- The problem -
Reproduce the material below line by line, beginning with its first line and ending with the line that contains "205, 45, 0]"; leave out pictures.

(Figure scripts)
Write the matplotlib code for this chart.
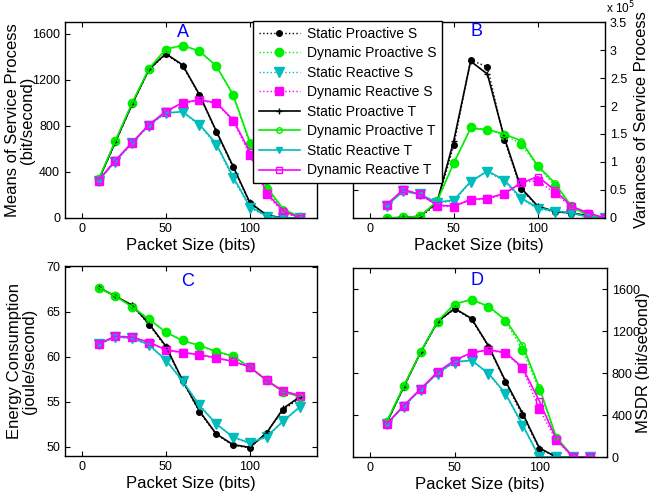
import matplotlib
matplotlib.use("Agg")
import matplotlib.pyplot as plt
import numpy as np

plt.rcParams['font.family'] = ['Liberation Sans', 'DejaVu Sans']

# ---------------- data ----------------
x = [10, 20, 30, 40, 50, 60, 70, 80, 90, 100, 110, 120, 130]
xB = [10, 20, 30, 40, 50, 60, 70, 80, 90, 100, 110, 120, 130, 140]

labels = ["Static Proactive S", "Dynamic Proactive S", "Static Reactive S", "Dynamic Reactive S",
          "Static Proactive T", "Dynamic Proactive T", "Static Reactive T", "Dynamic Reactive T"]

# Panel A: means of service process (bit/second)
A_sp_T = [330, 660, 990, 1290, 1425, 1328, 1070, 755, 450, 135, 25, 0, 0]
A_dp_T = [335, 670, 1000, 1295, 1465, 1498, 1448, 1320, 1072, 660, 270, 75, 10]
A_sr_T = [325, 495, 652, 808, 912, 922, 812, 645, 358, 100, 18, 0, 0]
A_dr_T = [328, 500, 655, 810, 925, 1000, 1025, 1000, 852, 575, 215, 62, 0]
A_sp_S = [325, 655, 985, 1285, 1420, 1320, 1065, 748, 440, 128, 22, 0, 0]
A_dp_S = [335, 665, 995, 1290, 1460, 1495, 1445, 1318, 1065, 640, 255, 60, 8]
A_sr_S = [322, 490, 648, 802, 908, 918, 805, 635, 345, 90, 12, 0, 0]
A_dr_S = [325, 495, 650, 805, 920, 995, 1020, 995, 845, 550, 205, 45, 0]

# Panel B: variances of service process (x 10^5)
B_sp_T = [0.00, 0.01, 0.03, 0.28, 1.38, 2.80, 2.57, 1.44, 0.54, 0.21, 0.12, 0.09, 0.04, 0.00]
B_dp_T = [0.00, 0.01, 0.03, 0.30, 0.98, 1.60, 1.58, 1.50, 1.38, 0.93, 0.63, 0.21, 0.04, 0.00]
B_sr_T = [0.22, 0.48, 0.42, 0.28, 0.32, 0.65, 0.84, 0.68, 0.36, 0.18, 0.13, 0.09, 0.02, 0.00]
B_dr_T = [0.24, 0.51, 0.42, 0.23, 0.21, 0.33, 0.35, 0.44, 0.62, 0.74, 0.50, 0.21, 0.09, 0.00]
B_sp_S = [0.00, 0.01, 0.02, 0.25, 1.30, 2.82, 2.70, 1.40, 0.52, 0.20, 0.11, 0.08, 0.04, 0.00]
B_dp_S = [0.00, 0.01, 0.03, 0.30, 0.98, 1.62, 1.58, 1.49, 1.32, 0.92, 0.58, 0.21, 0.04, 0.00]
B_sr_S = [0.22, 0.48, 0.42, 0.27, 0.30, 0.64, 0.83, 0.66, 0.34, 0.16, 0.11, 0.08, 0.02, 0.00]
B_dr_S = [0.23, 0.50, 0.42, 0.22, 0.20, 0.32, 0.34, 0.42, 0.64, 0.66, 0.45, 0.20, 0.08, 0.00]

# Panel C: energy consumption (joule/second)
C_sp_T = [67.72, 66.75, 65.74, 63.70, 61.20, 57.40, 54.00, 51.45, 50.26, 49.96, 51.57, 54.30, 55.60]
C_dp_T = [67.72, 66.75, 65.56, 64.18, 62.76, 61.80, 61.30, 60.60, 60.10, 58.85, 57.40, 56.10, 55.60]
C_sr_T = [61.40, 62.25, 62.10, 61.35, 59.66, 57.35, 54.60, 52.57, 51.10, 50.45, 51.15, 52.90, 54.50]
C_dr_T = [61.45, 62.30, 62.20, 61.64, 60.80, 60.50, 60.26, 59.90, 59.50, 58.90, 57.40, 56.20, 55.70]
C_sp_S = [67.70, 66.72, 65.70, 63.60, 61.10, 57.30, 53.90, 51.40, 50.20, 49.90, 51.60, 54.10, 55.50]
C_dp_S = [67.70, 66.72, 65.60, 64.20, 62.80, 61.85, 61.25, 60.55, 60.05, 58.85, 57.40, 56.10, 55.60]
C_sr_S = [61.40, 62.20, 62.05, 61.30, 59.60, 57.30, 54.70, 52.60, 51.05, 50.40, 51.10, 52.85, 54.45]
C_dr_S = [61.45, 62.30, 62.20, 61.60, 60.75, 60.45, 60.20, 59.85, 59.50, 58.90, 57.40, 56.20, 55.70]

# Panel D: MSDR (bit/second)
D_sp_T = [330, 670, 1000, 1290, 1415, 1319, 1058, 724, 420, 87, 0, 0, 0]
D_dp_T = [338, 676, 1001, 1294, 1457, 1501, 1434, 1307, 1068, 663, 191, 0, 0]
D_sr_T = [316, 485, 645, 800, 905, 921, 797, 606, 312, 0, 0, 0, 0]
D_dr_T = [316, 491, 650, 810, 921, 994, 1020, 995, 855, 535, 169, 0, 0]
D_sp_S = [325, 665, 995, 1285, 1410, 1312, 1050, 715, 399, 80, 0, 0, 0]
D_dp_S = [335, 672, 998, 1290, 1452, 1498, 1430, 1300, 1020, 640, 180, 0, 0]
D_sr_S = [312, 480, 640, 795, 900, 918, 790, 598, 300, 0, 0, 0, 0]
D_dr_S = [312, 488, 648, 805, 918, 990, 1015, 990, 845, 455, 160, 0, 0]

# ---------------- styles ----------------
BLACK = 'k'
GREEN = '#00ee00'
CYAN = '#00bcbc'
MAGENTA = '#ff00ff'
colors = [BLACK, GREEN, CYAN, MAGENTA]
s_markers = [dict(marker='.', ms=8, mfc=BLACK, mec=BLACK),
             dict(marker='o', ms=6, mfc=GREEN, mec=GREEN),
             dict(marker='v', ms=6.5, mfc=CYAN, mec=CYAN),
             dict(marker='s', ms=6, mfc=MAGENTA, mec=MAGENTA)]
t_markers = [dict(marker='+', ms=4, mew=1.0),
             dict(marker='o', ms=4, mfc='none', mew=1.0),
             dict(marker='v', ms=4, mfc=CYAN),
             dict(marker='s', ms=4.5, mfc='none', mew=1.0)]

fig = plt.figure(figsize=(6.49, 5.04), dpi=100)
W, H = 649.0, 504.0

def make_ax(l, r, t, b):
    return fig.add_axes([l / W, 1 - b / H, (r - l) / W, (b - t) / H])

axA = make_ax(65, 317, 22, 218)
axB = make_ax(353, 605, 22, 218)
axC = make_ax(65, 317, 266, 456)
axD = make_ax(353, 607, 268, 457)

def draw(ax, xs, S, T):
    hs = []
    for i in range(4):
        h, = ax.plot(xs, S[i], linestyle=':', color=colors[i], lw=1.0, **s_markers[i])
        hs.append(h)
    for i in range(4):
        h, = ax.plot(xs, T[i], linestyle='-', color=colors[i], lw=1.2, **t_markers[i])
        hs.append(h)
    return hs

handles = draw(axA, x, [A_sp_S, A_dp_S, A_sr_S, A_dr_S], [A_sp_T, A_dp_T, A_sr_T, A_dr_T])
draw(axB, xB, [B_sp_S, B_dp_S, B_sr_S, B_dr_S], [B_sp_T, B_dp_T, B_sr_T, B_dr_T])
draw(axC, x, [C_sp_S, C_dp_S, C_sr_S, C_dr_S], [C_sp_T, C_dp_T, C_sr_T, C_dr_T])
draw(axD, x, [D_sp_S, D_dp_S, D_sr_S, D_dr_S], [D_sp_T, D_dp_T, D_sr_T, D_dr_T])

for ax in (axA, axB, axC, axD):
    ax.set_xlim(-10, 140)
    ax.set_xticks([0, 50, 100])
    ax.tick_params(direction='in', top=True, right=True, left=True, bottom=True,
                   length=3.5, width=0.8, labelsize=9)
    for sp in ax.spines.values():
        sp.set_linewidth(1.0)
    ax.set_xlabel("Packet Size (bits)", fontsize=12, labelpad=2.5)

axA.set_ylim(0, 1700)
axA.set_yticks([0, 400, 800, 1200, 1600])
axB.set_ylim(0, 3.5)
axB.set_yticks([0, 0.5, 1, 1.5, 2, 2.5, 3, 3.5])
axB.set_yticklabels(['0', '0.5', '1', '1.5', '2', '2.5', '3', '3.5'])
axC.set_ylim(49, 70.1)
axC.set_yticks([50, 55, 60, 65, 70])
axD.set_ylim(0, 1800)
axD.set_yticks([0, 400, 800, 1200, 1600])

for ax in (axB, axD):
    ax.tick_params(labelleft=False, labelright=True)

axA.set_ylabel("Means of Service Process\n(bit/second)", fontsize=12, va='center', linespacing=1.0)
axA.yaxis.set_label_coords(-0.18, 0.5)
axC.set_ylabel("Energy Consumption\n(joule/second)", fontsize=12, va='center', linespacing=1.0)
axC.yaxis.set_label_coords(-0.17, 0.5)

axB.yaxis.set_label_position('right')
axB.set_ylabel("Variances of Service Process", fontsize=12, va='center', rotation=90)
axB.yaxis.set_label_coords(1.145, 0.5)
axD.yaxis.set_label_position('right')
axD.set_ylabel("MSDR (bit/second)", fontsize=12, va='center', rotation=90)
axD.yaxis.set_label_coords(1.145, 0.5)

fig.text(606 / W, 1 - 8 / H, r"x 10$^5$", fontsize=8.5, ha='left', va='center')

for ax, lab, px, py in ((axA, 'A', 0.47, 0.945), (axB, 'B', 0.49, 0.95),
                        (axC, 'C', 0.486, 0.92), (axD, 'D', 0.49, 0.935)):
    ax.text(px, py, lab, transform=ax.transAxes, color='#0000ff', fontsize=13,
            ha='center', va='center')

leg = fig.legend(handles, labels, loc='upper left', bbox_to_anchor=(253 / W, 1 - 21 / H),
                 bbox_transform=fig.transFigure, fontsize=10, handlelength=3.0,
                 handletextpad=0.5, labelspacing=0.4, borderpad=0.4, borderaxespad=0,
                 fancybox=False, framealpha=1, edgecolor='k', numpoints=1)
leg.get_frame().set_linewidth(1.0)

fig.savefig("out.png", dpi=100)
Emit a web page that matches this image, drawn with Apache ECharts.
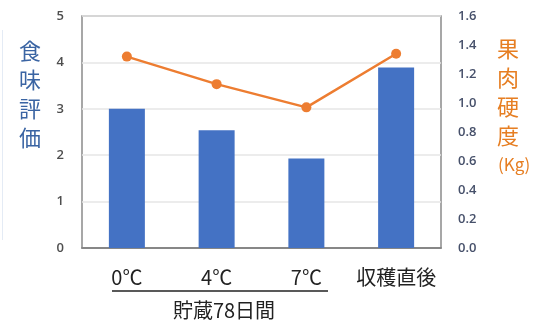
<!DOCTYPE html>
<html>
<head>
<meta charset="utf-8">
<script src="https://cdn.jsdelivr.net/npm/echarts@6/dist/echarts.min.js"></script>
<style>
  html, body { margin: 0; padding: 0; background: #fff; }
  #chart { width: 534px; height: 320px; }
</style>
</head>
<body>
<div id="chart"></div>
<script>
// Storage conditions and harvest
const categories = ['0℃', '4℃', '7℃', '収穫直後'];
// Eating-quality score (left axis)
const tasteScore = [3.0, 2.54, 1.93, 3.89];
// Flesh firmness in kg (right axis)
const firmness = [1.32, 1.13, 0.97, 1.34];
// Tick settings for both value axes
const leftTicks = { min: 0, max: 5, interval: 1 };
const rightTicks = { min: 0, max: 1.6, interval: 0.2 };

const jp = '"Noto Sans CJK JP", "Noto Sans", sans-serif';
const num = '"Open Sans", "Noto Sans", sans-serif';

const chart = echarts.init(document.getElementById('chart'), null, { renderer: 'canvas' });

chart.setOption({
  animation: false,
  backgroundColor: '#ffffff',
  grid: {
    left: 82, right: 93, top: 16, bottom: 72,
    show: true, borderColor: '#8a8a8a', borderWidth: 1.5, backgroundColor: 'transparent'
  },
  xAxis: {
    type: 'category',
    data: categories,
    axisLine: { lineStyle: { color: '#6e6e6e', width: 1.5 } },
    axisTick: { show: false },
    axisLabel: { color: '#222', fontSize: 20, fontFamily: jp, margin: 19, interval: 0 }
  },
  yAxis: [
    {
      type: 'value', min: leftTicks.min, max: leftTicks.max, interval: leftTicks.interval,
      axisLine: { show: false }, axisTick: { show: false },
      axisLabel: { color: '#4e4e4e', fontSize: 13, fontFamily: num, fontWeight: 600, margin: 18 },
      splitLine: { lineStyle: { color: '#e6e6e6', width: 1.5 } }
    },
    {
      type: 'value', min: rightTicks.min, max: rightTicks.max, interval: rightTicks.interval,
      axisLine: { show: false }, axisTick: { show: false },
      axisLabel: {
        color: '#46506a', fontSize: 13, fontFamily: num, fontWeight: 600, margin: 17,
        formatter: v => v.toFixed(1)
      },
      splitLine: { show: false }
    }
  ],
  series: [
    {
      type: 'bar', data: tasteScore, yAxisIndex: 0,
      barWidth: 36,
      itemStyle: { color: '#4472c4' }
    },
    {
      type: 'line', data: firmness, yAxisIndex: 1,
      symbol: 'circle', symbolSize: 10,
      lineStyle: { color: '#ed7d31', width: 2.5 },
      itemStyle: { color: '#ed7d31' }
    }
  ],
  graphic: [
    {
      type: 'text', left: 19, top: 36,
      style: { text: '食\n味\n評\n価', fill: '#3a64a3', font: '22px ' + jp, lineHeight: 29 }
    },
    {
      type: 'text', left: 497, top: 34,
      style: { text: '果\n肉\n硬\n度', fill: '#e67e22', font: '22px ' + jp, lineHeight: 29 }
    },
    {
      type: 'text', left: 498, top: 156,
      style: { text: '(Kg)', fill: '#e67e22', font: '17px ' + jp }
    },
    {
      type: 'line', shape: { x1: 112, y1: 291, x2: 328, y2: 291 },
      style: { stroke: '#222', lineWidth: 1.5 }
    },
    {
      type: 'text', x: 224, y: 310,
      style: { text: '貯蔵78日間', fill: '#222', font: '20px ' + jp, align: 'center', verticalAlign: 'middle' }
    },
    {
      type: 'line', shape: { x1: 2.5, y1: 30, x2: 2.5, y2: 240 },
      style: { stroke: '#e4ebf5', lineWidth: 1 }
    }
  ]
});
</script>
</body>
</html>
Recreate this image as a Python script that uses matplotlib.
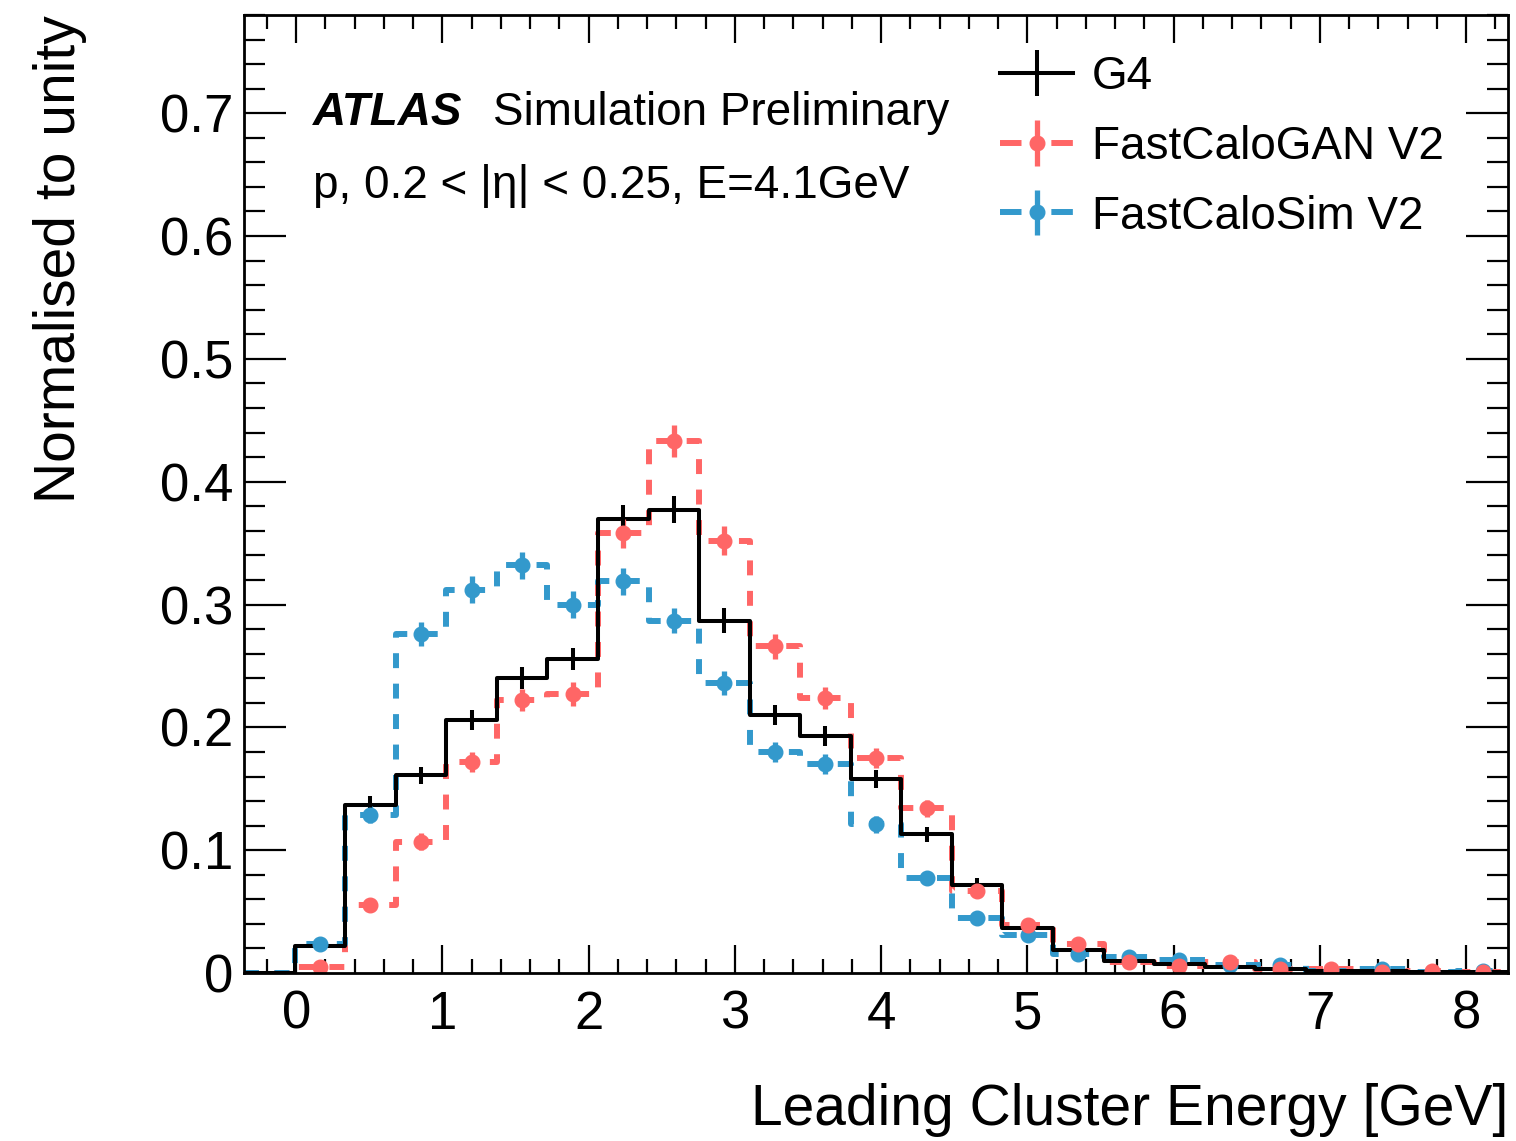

- Full solution -
Write the matplotlib code for this chart.
import matplotlib
matplotlib.use("Agg")
import matplotlib.pyplot as plt
import numpy as np

plt.rcParams['font.family'] = ['Liberation Sans', 'DejaVu Sans']

# ---------------- data ----------------
x = [10, 20, 30, 40, 50, 60, 70, 80, 90, 100, 110, 120, 130]
xB = [10, 20, 30, 40, 50, 60, 70, 80, 90, 100, 110, 120, 130, 140]

labels = ["Static Proactive S", "Dynamic Proactive S", "Static Reactive S", "Dynamic Reactive S",
          "Static Proactive T", "Dynamic Proactive T", "Static Reactive T", "Dynamic Reactive T"]

# Panel A: means of service process (bit/second)
A_sp_T = [330, 660, 990, 1290, 1425, 1328, 1070, 755, 450, 135, 25, 0, 0]
A_dp_T = [335, 670, 1000, 1295, 1465, 1498, 1448, 1320, 1072, 660, 270, 75, 10]
A_sr_T = [325, 495, 652, 808, 912, 922, 812, 645, 358, 100, 18, 0, 0]
A_dr_T = [328, 500, 655, 810, 925, 1000, 1025, 1000, 852, 575, 215, 62, 0]
A_sp_S = [325, 655, 985, 1285, 1420, 1320, 1065, 748, 440, 128, 22, 0, 0]
A_dp_S = [335, 665, 995, 1290, 1460, 1495, 1445, 1318, 1065, 640, 255, 60, 8]
A_sr_S = [322, 490, 648, 802, 908, 918, 805, 635, 345, 90, 12, 0, 0]
A_dr_S = [325, 495, 650, 805, 920, 995, 1020, 995, 845, 550, 205, 45, 0]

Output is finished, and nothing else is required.